Davacı, maliki olduğu 288 ada 38 parsel sayılı taşınmazı davalı ...’nın aldığı vekaletnameye dayalı olarak önce davalı ...’a, daha sonra da davalı ... Akyüz’e satış yoluyla devrettiğini, davalı ...’nın taşınmazı 850.000 TL’ye sattığını ve parasını ödeyeceğini söylemesine rağmen herhangi bir ödeme yapmadığını, davalıların el ve işbirliği içinde hareket ettiklerini, bedelini alamadığı için taşınmazını geri almak istediğini, davalı ...’nın vekalet görevini kötüye kullandığını ileri sürerek dava konusu 288 ada 38 parsel sayılı taşınmazın davalı ... adına olan tapu kaydının iptali ile adına tescilini, olmadığı taktirde bedelinin tazminat olarak davalılardan müştereken ve müteselsilen yasal faizi ile birlikte tahsilini istemiş; 13.10.2015 tarihli keşifte, dava konusu taşınmazı 288 ada 36 parsel olarak, 19.10.2015 tarihli dilekçeyle, davalılardan ...’nin soyadını Akagündüz olarak düzelttiğini beyan etmiştir.

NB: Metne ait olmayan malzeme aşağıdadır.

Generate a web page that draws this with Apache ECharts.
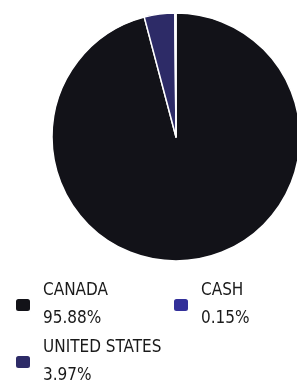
<!DOCTYPE html>
<html lang="en">
<head>
    <meta charset="UTF-8">
    <title>Geographic allocation</title>
    <script src="https://cdn.jsdelivr.net/npm/echarts@6/dist/echarts.min.js"></script>
    <style>
        html, body { margin: 0; padding: 0; background: #fff; }
    </style>
</head>
<body>
    <div id="chart" style="width: 297px;height:381px;"></div>
    <script>
        // data
        var names = ['CANADA', 'UNITED STATES', 'CASH'];
        var values = [95.88, 3.97, 0.15];
        var colors = ['#121218', '#2d2b67', '#33309a'];

        var pieData = names.map(function (n, i) {
            return { name: n, value: values[i], itemStyle: { color: colors[i] } };
        });

        var font = '"DejaVu Sans Condensed", "Noto Sans", sans-serif';

        // one legend per item so they sit in the two-column grid
        var legendPos = [
            { left: 9, top: 272 },   // CANADA
            { left: 9, top: 329 },   // UNITED STATES
            { left: 167, top: 272 }  // CASH
        ];
        var legends = names.map(function (n, i) {
            return {
                data: [n],
                left: legendPos[i].left,
                top: legendPos[i].top,
                icon: 'roundRect',
                itemWidth: 16,
                itemHeight: 14,
                itemGap: 0,
                selectedMode: false,
                textStyle: {
                    fontFamily: font,
                    fontSize: 17,
                    color: '#1a1a1a',
                    lineHeight: 28,
                    padding: [0, 0, 0, 7]
                },
                formatter: function (name) {
                    return name + '\n' + values[names.indexOf(name)].toFixed(2) + '%';
                }
            };
        });

        var myChart = echarts.init(document.getElementById('chart'));
        myChart.setOption({
            animation: false,
            legend: legends,
            series: [{
                type: 'pie',
                center: [176, 137],
                radius: [0, 124],
                startAngle: 90,
                clockwise: true,
                label: { show: false },
                labelLine: { show: false },
                itemStyle: { borderColor: '#fff', borderWidth: 1.5 },
                emphasis: { disabled: true },
                data: pieData
            }]
        });
    </script>
</body>
</html>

Davalılardan ..., taraf sıfatı bulunmadığını belirterek davanın reddini savunmuştur.
Mahkemece, davanın 288 ada 38 parselle ilgili olarak davalılar ... , ... ve ... aleyhine açıldığı, keşifte dava konusu yerin yanlış bildirilmiş olduğunun anlaşıldığı, doğru yerin 288 ada 36 parsel olduğu ve bunun davacı tarafından bu şekilde değiştirilerek ıslah edildiği, ancak 36 parsel sayılı taşınmazın kayıt malikinin dava dışı ... olduğu, bu kişinin ise davalılar arasında gösterilmediği, davacının 19.10.2015 tarihli dilekçesi ile davalının ... olarak değiştirilmesini istediği ancak söz konusu dilekçenin ıslah mahiyetinde olup, bir davada ancak bir kez ıslah yapılabileceğinden sunulan ikinci ıslahın reddedildiği, kaldı ki ıslahla taraf değişikliği yapılamayacağı, davanın tapu iptali ve tescil davası olduğu, ancak dava dilekçesinde bildirilen davalılar ..., ... ve ..."ın iptali istenilen 288 ada 36 parselin maliki olmadığı gerekçesiyle davanın husumet yokluğundan reddine karar verilmiştir.
Dosya içeriği ve toplanan delillerden, dava dilekçesinde gösterilen 288 ada 38 parsel sayılı taşınmazın dava dışı ...adına, keşifte 288 ada 36 parsel olarak düzeltilen ve mahkemece üzerinde keşif yapılan taşınmazın ise ... adına kayıtlı olduğu; davacının, davalılardan ... ün soyadını A...olarak düzelttiği anlaşılmaktadır.
Hemen belirtilmelidir ki, parsel numarasında ve davalının soyadında yapılan yanlışlık esasa müessir olmayıp, Hukuk Muhakemeleri Kanunu 183. maddesi gereğince her zaman düzeltilmesi olanaklıdır. Değinilen her iki hatanın düzeltilmesi için ıslah yapılmasına dahi gerek yoktur.
Somut olayda; davacı tarafından parsel numarası ve davalılardan ...’nin soyadı konusunda düzeltme talebinde bulunulduğuna ve keşifte davacının doğru parseli gösterip, gösterilen parsel üzerinde keşif yapıldığına göre, davacının HMK 183. maddesi kapsamında maddi hatanın düzeltilmesi şeklindeki beyanının ıslah olarak nitelendirilip aynı davada iki kez ıslah yapılamayacağı gerekçesiyle davanın reddine karar verilmesi isabetli olmamıştır.
Hal böyle olunca, işin esasına girilerek sonucuna göre karar verilmesi gerekirken yanılgılı değerlendirme ile yazılı şekilde karar verilmesi doğru değildir.
Davacının, temyiz itirazının değinilen yönden kabulü ile hükmün (6100 sayılı Yasanın geçici 3.maddesi yollaması ile) 1086 sayılı HUMK"un 428.maddesi gereğince BOZULMASINA, alınan peşin harcın temyiz edene geri verilmesine, 10.09.2020 tarihinde oybirliğiyle karar verildi.